Inter-American Development Bank abolishes its Conciliation Committee

By 1st May 2013 January 9th, 2017 IAL, International Administrative Law, News

Last month, the Inter-American Development Bank (‘IADB’) brought into force a revised version of its Staff Rule PE-323, governing conflict resolution between staff members and the Bank.  The amended provisions have the effect of abolishing the Conciliation Committee, the Bank’s fact-finding tribunal of first instance, in favour of a system of compulsory mediation, after which staff members may proceed directly to the Administrative Tribunal of the IADB.

The reform is controversial for many reasons, not least because it replaces an inquisitorial fact-finding tribunal with a mediator charged with seeking consensus.  Moreover, in the new system the tribunal of first instance becomes the Administrative Tribunal, from which there is no avenue of appeal, contrary to the norms of international administrative law and, indeed, public international law generally.

Loss of an avenue of appeal
The principal consequence of the reform is that the Conciliation Committee has been dissolved, meaning that the fact-finding tribunal has been removed from the conflict resolution system schematic.

The right of appeal is recognised as an ‘essential safeguard in law’ in international organisations by ILOAT, reflected in the case of Bangasser and others v ILO, (1994) judgment 1330, and reiterated in several other ILOAT judgments since.  A ‘right to appeal’, albeit in criminal cases, is also declared in article 8.2(h), the Pact of San Jose, and echoed in article 2 of Protocol 7 of the European Convention of Human Rights.  The fact that it is enshrined in international conventions is indicative of its importance within any justice system, domestic or international.  As an essential legal safeguard, it could certainly be argued that it is a fundamental and essential term of employment for international civil servants.  It would follow that any move to reform or revoke the right would be a regulatory decision which could not be implemented except with the consent of the staff members, meaning that a failure to do so would render the revised Staff Rule PE-323 unlawful.

Aside from the unlawfulness of the revocation of the right of appeal, the Conciliation Committee’s erstwhile mission has been conferred on a body that is accustomed to dealing with appeals.  Many Administrative Tribunals will not interfere with findings of fact unless they are manifestly erroneous or unreasonable, although the IADB Administrative Tribunal does indeed have the power to hear an appeal de novo.  Staff members would hitherto have had two opportunities to have their cases heard.  With the introduction of the new provisions, the Administrative Tribunal has become a ‘one-stop shop’, thus depriving staff members of the possibility of having their cases reopened and re-examined.  Its new mission as a tribunal of first instance will require a considerable adjustment of its present mandate, statute and its philosophy when approaching cases in order to reflect the evolution of its function.

Pitfalls of mediation
Besides the loss of an avenue of appeal, compulsory mediation may transpire to be counter-productive when attempting to resolve staff disputes because of its mandatory nature.  While mediation can be an exceedingly useful tool if both parties are willing to negotiate, its success depends on the parties coming together voluntarily.  The imposition of compulsory mediation is not conducive to amicable settlements and is wholly inappropriate for cases where the issue turns on a purely legal argument, such as the interpretation of a contract term that will apply across the organisation.  It is also inappropriate where the parties are quite evidently unable to reach consensus on any of the issues in the case, particularly where there have already been attempts to negotiate or settle the claim directly between the staff member and the Bank prior to initiating litigation.  In this scenario, mediation will result in the incurring of further costs and unnecessary delay to both parties.  Although a vetting procedure appears to be in place at the IADB, any Mediation Secretary will need to be extremely vigilant in ensuring that the right cases progress to mediation.

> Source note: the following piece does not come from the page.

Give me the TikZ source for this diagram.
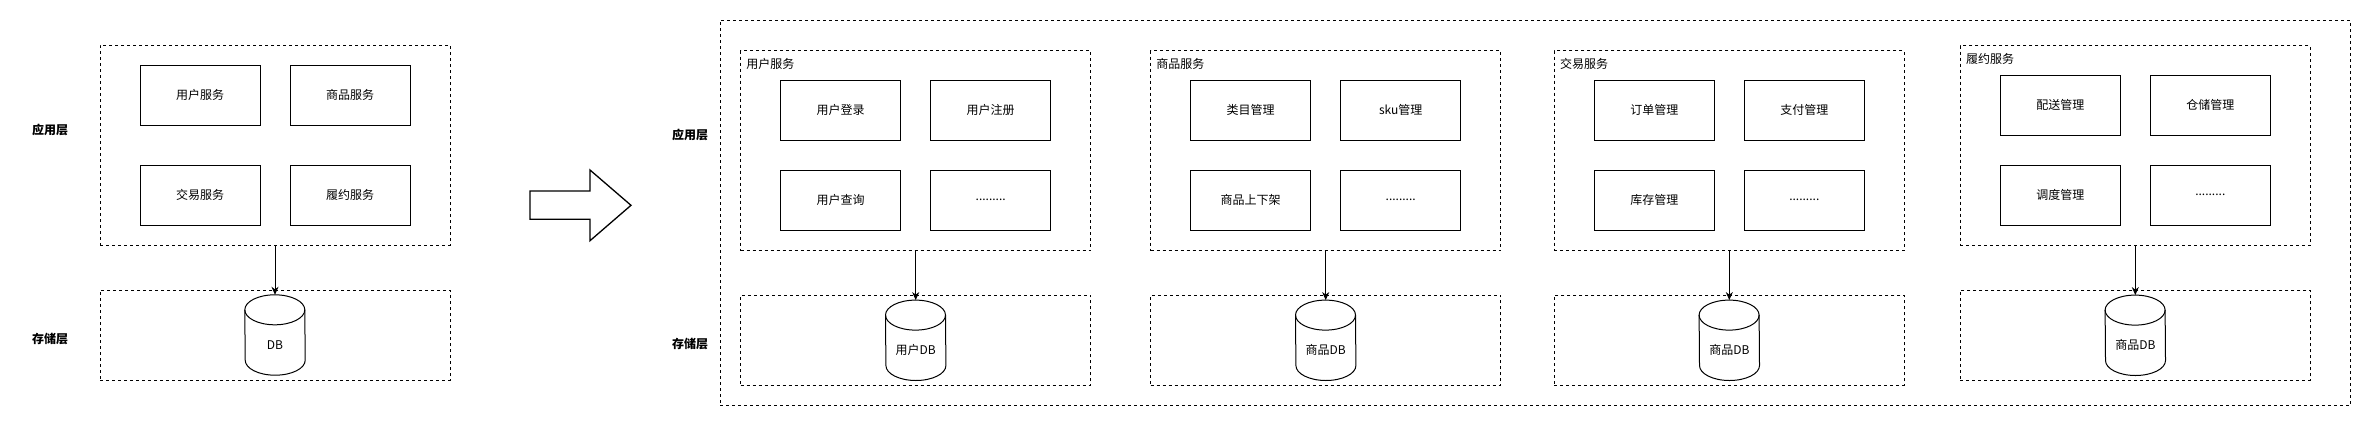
\documentclass[tikz,border=0pt]{standalone}
\usepackage{fontspec}
\setmainfont{Noto Sans CJK SC}
\usetikzlibrary{arrows.meta}
\tikzset{
  dashbox/.style={draw=black, line width=1pt, dash pattern=on 3pt off 3pt, inner sep=0pt},
  svcbox/.style={draw=black, line width=1pt, minimum width=120pt, minimum height=60pt, inner sep=0pt, font=\fontsize{12pt}{14pt}\selectfont},
  dbnode/.style={minimum width=60pt, minimum height=80pt, inner sep=0pt},
  dbtext/.style={inner sep=0pt, font=\fontsize{12pt}{14pt}\selectfont},
  layerlabel/.style={inner sep=0pt, font=\fontsize{12pt}{14pt}\selectfont\bfseries},
  grouptitle/.style={inner sep=0pt, anchor=west, font=\fontsize{12pt}{14pt}\selectfont},
  conn/.style={draw=black, line width=1pt, -{Stealth[length=8pt,width=7pt,inset=2.5pt]}},
  cylline/.style={draw=black, line width=1pt}
}
\newcommand\dbcyl[4]{%
  \node[dbnode] (#1) at (#2,#3) {};
  \draw[cylline] ([yshift=-15pt]#1.north west) arc[start angle=180, end angle=0, x radius=30pt, y radius=15pt]
    -- ([yshift=15pt]#1.south east) arc[start angle=0, end angle=-180, x radius=30pt, y radius=15pt] -- cycle;
  \draw[cylline] ([yshift=-15pt]#1.north west) arc[start angle=180, end angle=360, x radius=30pt, y radius=15pt];
  \node[dbtext] (#1t) at ([yshift=-10pt]#1.center) {#4};
}
\newcommand\svcgroup[9]{%
  \node[dashbox, minimum width=350pt, minimum height=200pt] (#1g) at ({#2+175},{#3+100}) {};
  \node[grouptitle] (#1title) at ({#2+5.5},{#3+13.5}) {#4};
  \node[svcbox] (#1a) at ({#2+100},{#3+59.6}) {#5};
  \node[svcbox] (#1b) at ({#2+250},{#3+59.6}) {#6};
  \node[svcbox] (#1c) at ({#2+100},{#3+149.6}) {#7};
  \node[svcbox] (#1d) at ({#2+250},{#3+149.6}) {#8};
  \node[dashbox, minimum width=350pt, minimum height=90pt] (#1s) at ({#2+175},{#3+289.6}) {};
  \dbcyl{#1db}{#2+175}{#3+289.6}{#9}
  \draw[conn] (#1g.south) -- (#1db.north);
}
\begin{document}
\begin{tikzpicture}[x=1pt, y=-1pt]
\useasboundingbox (0,0) rectangle (2371,426);
% ---------- left diagram ----------
\node[dashbox, minimum width=350pt, minimum height=200pt] (appL) at (275,145) {};
\node[svcbox] (u) at (200,95) {用户服务};
\node[svcbox] (p) at (350,95) {商品服务};
\node[svcbox] (t) at (200,195) {交易服务};
\node[svcbox] (f) at (350,195) {履约服务};
\node[dashbox, minimum width=350pt, minimum height=90pt] (storL) at (275,335) {};
\dbcyl{dbL}{275}{335}{DB}
\draw[conn] (appL.south) -- (dbL.north);
\node[layerlabel] (appLlab) at (50,130) {应用层};
\node[layerlabel] (storLlab) at (50,339) {存储层};
% ---------- big arrow ----------
\draw[line width=1.3pt, line join=miter] (530,191) -- (590,191) -- (590,170) -- (631,205.3) -- (590,240.7) -- (590,219.3) -- (530,219.3) -- cycle;
% ---------- right diagram ----------
\node[dashbox, minimum width=1630pt, minimum height=385.7pt] (outer) at (1535,212.85) {};
\node[layerlabel] (appRlab) at (690,135) {应用层};
\node[layerlabel] (storRlab) at (690,344) {存储层};
\svcgroup{g1}{740.7}{50.7}{用户服务}{用户登录}{用户注册}{用户查询}{.........}{用户DB}
\svcgroup{g2}{1150.7}{50.7}{商品服务}{类目管理}{sku管理}{商品上下架}{.........}{商品DB}
\svcgroup{g3}{1554.3}{50.7}{交易服务}{订单管理}{支付管理}{库存管理}{.........}{商品DB}
\svcgroup{g4}{1960.3}{45.7}{履约服务}{配送管理}{仓储管理}{调度管理}{.........}{商品DB}
\end{tikzpicture}
\end{document}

Even if there is scope for consensus, the impartiality of the mediator is fundamental.  A mediator’s remit is often misunderstood by staff members.  A common, but erroneous, perception is that mediators actively participate in the formulation of the terms of a settlement.  The opposite is in fact true; mediators cannot suggest settlement terms to the parties and are under no duty to ensure that settlements are fair or just for either party.  The mediator will be under no duty to assist them, as it would conflict with the mediator’s duty of impartiality.  Quite often, staff members are not entitled to legal representation at mediation sessions, and the IADB is no exception.  As the Bank will benefit from unlimited legal advice from its own in-house department, the resulting inequality of arms leaves a staff member exposed to not receiving the fairest possible settlement through the mediation process, uninformed as to his or her rights and afraid to assert them.  Without a lawyer present, it can be highly intimidating for a staff member to come face to face with his or her manager or colleague, especially where a case revolves around harassment.  It can also be disheartening if the person across the table is one who has already refused to grant an administrative remedy to the staff member, such as a Director of Human Resources.

Reforms such as this one have led to the absurd situation whereby a staff member must file a ‘request’ for compulsory conciliation; a contradiction in terms which appears to be lost on the organisations advocating this solution.